| YOUR TASK |
Without the pictures, return all of the material exactly as written.

| GIVEN DATA |
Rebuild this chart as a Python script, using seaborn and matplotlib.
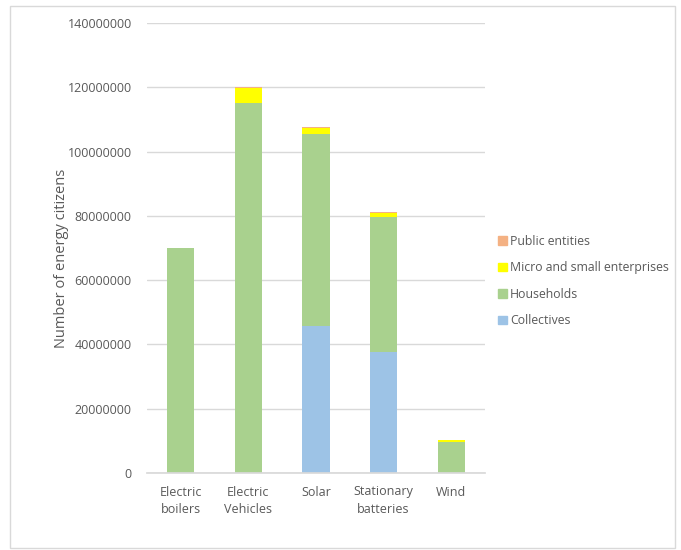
import matplotlib
matplotlib.use("Agg")
import matplotlib.pyplot as plt
import matplotlib.patches as mpatches
import seaborn as sns
import numpy as np
import pandas as pd

categories = ["Electric\nboilers", "Electric\nVehicles", "Solar", "Stationary\nbatteries", "Wind"]
collectives = [0, 0, 45600000, 37600000, 0]
households = [70000000, 115000000, 60000000, 42000000, 9600000]
micro_small = [0, 4800000, 1600000, 1400000, 600000]
public_entities = [0, 300000, 300000, 300000, 100000]

series_names = ["Collectives", "Households", "Micro and small enterprises", "Public entities"]
series_colors = ["#9DC3E6", "#A9D18E", "#FFFF00", "#F4B183"]
yticks = [0, 20000000, 40000000, 60000000, 80000000, 100000000, 120000000, 140000000]

sns.set_theme(style="white")
plt.rcParams["font.family"] = ["Open Sans", "DejaVu Sans"]

fig = plt.figure(figsize=(6.81, 5.5), dpi=100)
ax = fig.add_axes([147 / 681, 1 - 473 / 550, (485 - 147) / 681, (473 - 23) / 550])

data = [collectives, households, micro_small, public_entities]
cum = np.cumsum(np.array(data, dtype=float), axis=0)
# draw cumulative stacks from top down so each lower layer overlays
for i in range(len(series_names) - 1, -1, -1):
    df = pd.DataFrame({"cat": categories, "val": cum[i]})
    sns.barplot(data=df, x="cat", y="val", color=series_colors[i], saturation=1,
                width=0.4, ax=ax, linewidth=0, order=categories)

ax.set_ylim(0, 140000000)
ax.set_yticks(yticks)
ax.set_yticklabels([str(v) for v in yticks])
ax.yaxis.grid(True, color="#D9D9D9", linewidth=1)
ax.set_axisbelow(True)
for s in ["top", "right", "left"]:
    ax.spines[s].set_visible(False)
ax.spines["bottom"].set_color("#D9D9D9")
ax.tick_params(axis="both", length=0, labelsize=9, colors="#595959")
ax.tick_params(axis="y", pad=11)
ax.tick_params(axis="x", pad=9)
for lbl in ax.get_xticklabels():
    lbl.set_linespacing(1.45)
ax.set_xlabel("")
ax.set_ylabel("Number of energy citizens", fontsize=10.5, color="#595959")
ax.yaxis.set_label_coords((69 - 147) / 338, (473 - 258) / 450)

handles = [mpatches.Patch(color=series_colors[i], label=series_names[i]) for i in range(3, -1, -1)]
fig.legend(handles=handles, loc="center left", bbox_to_anchor=(487 / 681, 1 - 281 / 550),
           frameon=False, fontsize=8.8, labelcolor="#595959", handlelength=0.7, handleheight=0.7,
           handletextpad=0.3, labelspacing=1.1)

fig.patches.append(mpatches.Rectangle((10 / 681, 1 - 548 / 550), 665 / 681, 542 / 550,
                                      transform=fig.transFigure, fill=False,
                                      edgecolor="#D9D9D9", linewidth=1))

fig.savefig("out.png", dpi=100, facecolor="white")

| EXERCISE SOLUTION |
Rebuild this chart as a Python script, using seaborn and matplotlib.
import matplotlib
matplotlib.use("Agg")
import matplotlib.pyplot as plt
import matplotlib.patches as mpatches
import seaborn as sns
import numpy as np
import pandas as pd

categories = ["Electric\nboilers", "Electric\nVehicles", "Solar", "Stationary\nbatteries", "Wind"]
collectives = [0, 0, 45600000, 37600000, 0]
households = [70000000, 115000000, 60000000, 42000000, 9600000]
micro_small = [0, 4800000, 1600000, 1400000, 600000]
public_entities = [0, 300000, 300000, 300000, 100000]

series_names = ["Collectives", "Households", "Micro and small enterprises", "Public entities"]
series_colors = ["#9DC3E6", "#A9D18E", "#FFFF00", "#F4B183"]
yticks = [0, 20000000, 40000000, 60000000, 80000000, 100000000, 120000000, 140000000]

sns.set_theme(style="white")
plt.rcParams["font.family"] = ["Open Sans", "DejaVu Sans"]

fig = plt.figure(figsize=(6.81, 5.5), dpi=100)
ax = fig.add_axes([147 / 681, 1 - 473 / 550, (485 - 147) / 681, (473 - 23) / 550])

data = [collectives, households, micro_small, public_entities]
cum = np.cumsum(np.array(data, dtype=float), axis=0)
# draw cumulative stacks from top down so each lower layer overlays
for i in range(len(series_names) - 1, -1, -1):
    df = pd.DataFrame({"cat": categories, "val": cum[i]})
    sns.barplot(data=df, x="cat", y="val", color=series_colors[i], saturation=1,
                width=0.4, ax=ax, linewidth=0, order=categories)

ax.set_ylim(0, 140000000)
ax.set_yticks(yticks)
ax.set_yticklabels([str(v) for v in yticks])
ax.yaxis.grid(True, color="#D9D9D9", linewidth=1)
ax.set_axisbelow(True)
for s in ["top", "right", "left"]:
    ax.spines[s].set_visible(False)
ax.spines["bottom"].set_color("#D9D9D9")
ax.tick_params(axis="both", length=0, labelsize=9, colors="#595959")
ax.tick_params(axis="y", pad=11)
ax.tick_params(axis="x", pad=9)
for lbl in ax.get_xticklabels():
    lbl.set_linespacing(1.45)
ax.set_xlabel("")
ax.set_ylabel("Number of energy citizens", fontsize=10.5, color="#595959")
ax.yaxis.set_label_coords((69 - 147) / 338, (473 - 258) / 450)

handles = [mpatches.Patch(color=series_colors[i], label=series_names[i]) for i in range(3, -1, -1)]
fig.legend(handles=handles, loc="center left", bbox_to_anchor=(487 / 681, 1 - 281 / 550),
           frameon=False, fontsize=8.8, labelcolor="#595959", handlelength=0.7, handleheight=0.7,
           handletextpad=0.3, labelspacing=1.1)

fig.patches.append(mpatches.Rectangle((10 / 681, 1 - 548 / 550), 665 / 681, 542 / 550,
                                      transform=fig.transFigure, fill=False,
                                      edgecolor="#D9D9D9", linewidth=1))

fig.savefig("out.png", dpi=100, facecolor="white")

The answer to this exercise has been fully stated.